Wednesday, May 07, 2008

Sometime later during the summer, I think during July, we received an invitation to come to Fort Lewis at the end of October for a dedication of a Memorial that would include Thomas's name and the redeployment ceremony for his unit. This caused a certain amount of turmoil in me and in the rest of my family, though there was never any question that we would go. After Thomas died, it really seemed to me that I might never set foot in the state of Washington again. However, most of my remaining family lives there, as well as several friends who've been part of my life since junior high and high school: obviously I was going to have to get over it and go home sometime and this seemed like the moment to do it. Still, I put off doing anything about it for many weeks, as we tried to figure out who could go and how long we could stay.

A more immediate challenge was getting ourselves to Arizona. Richard's office was holding its annual meeting in Phoenix at a resort (cheap rates in Arizona in August).

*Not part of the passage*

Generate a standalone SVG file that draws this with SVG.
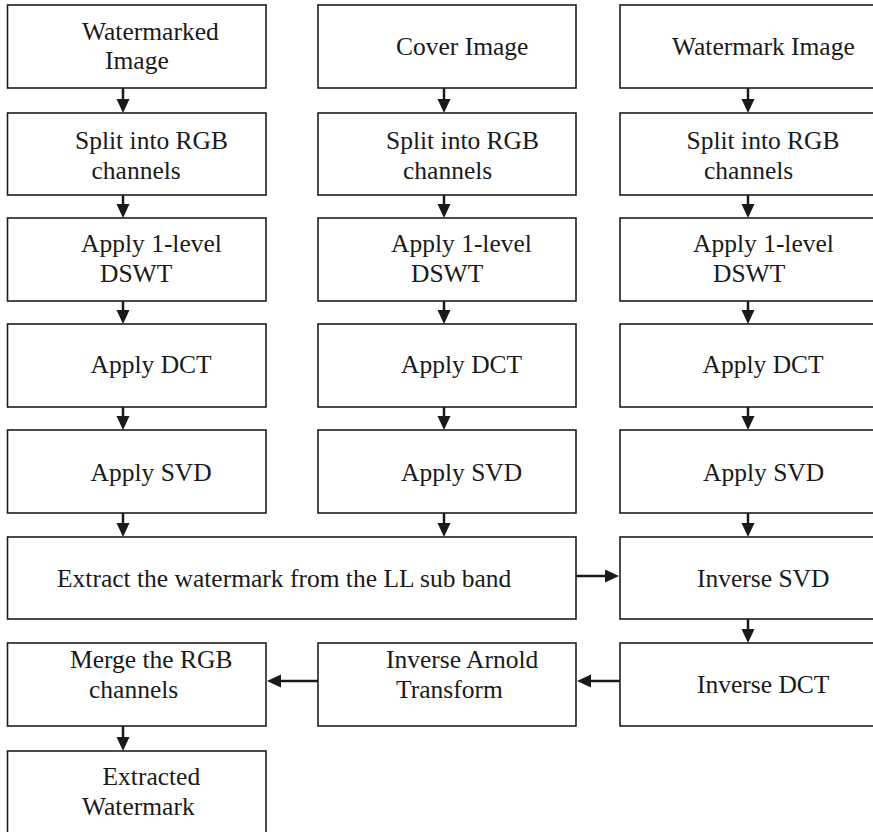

It seemed that we really ought to go. They were planning a day tour to the Grand Canyon, and we could stay on and do some tourist things once the conference was over. The girls could not go (Anna was working, Maria was both working and taking a class) but we could take Matthew (who was not overly-enthusiastic but didn't have much choice in the matter). I like to travel and I had always wanted to see the desert southwest--this looked like a great opportunity to get away from our somewhat overwhelming situation and see something new.

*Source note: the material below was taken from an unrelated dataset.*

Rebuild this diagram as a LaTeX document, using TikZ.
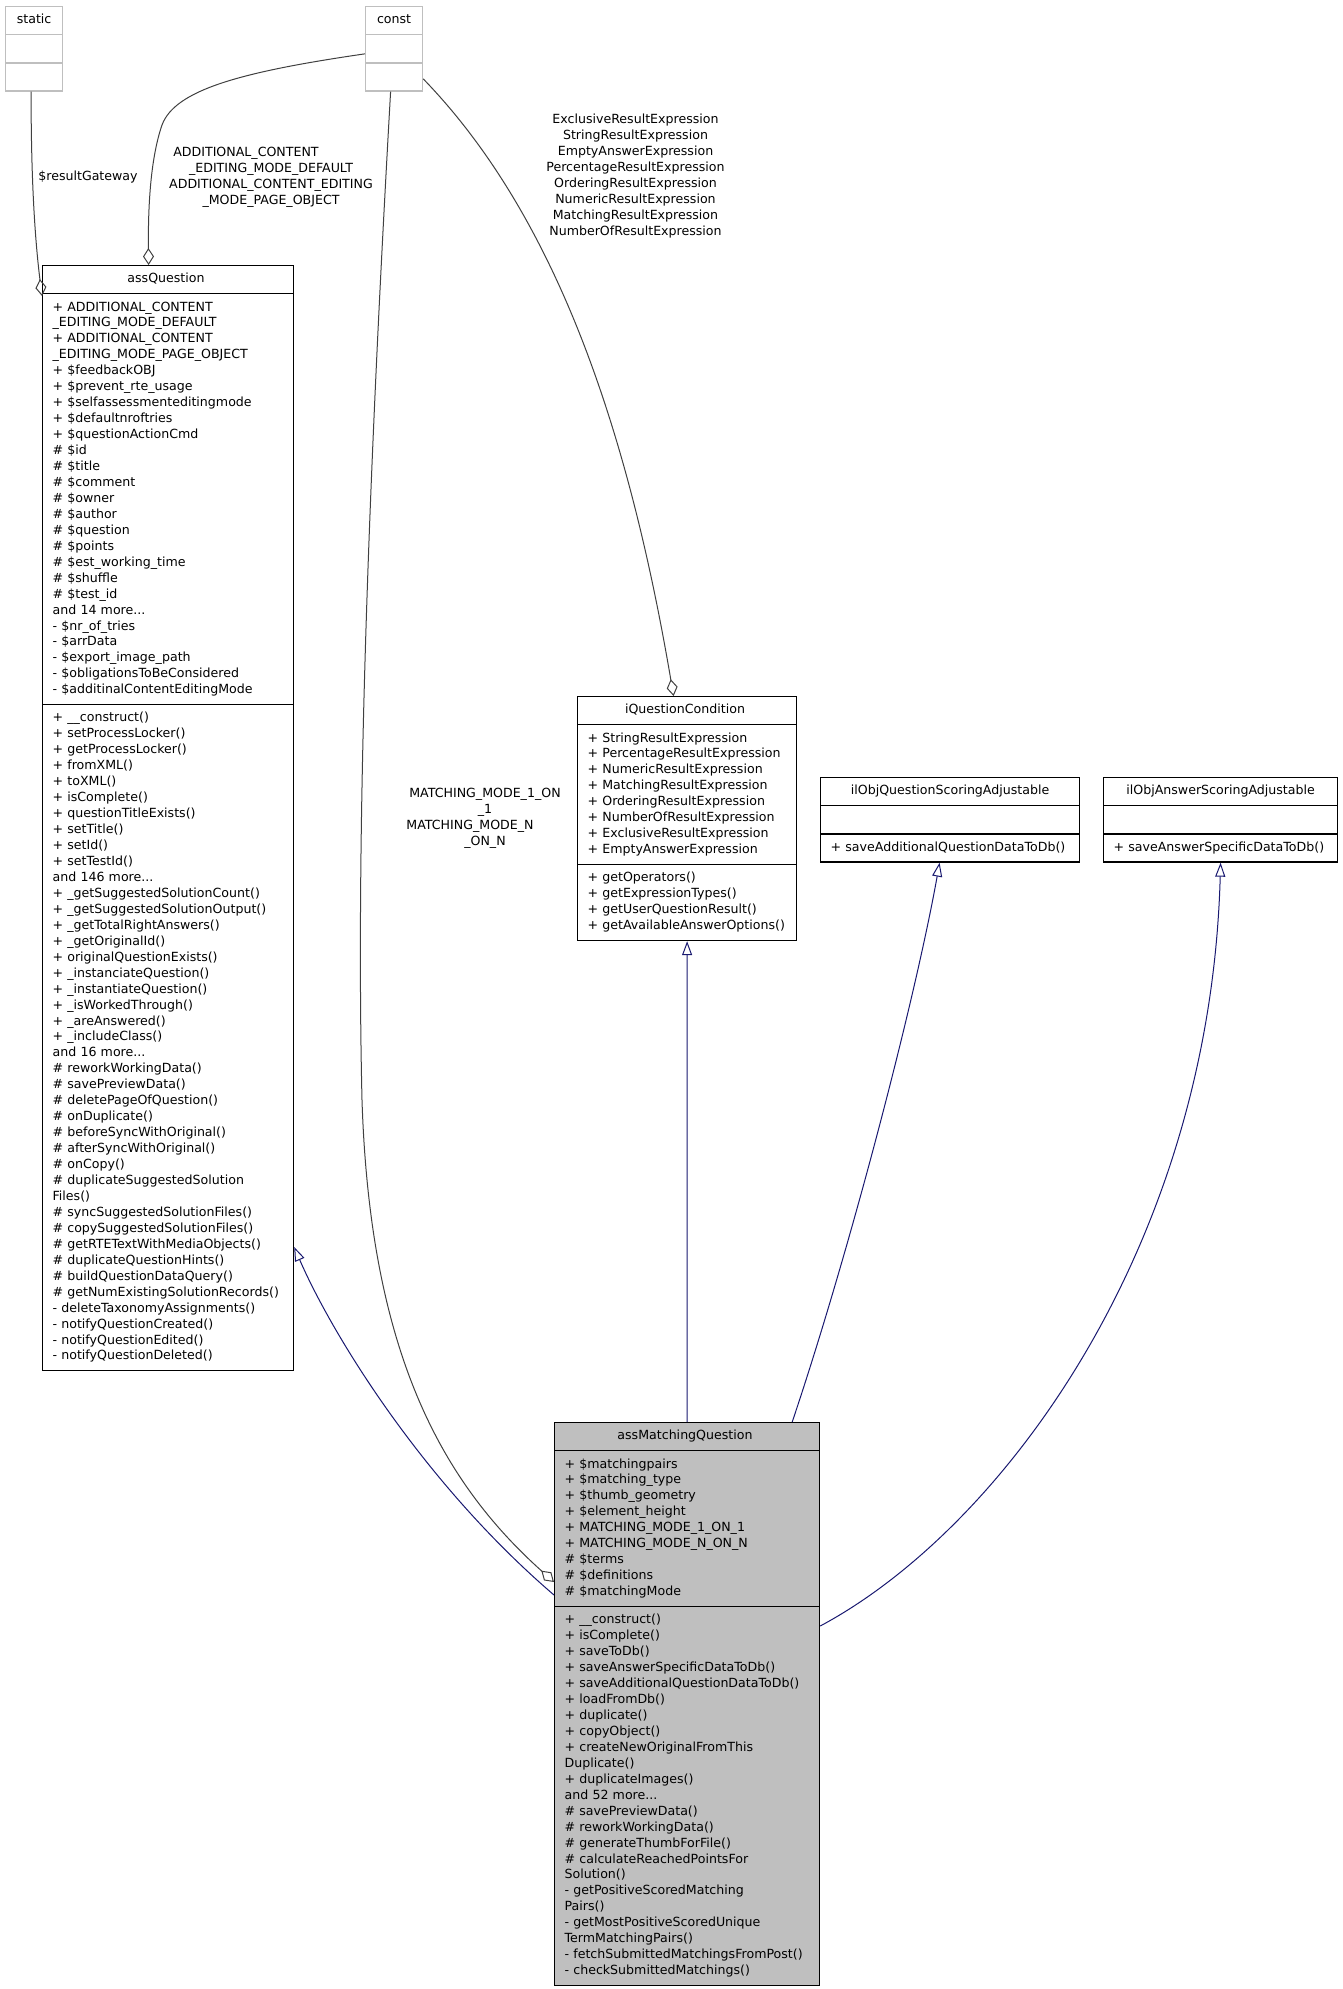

Thinking back, I was still in a state of both wanting everyone I met to know that I had lost my son in Iraq, and not wanting to be noticeable at all. I was still prone to start crying at inopportune moments, frequently while I was driving, but sometimes when I was just talking about topics I would have considered emotionally neutral if anyone had asked. Going to Phoenix meant that we would be in a place where no one outside of the conference would know what had happened unless we told them. I could practice just not saying "my son died in Iraq." Three and a half years later, I still rehearse these words in my mind, trying to figure out under what circumstances I could say them without bursting into tears, or even just trying to condition myself to say them, not casually exactly, but matter-of-factly. It hasn't happened yet, though from time to time I get close. But in Phoenix I could just let this be a private matter without inflicting it on strangers.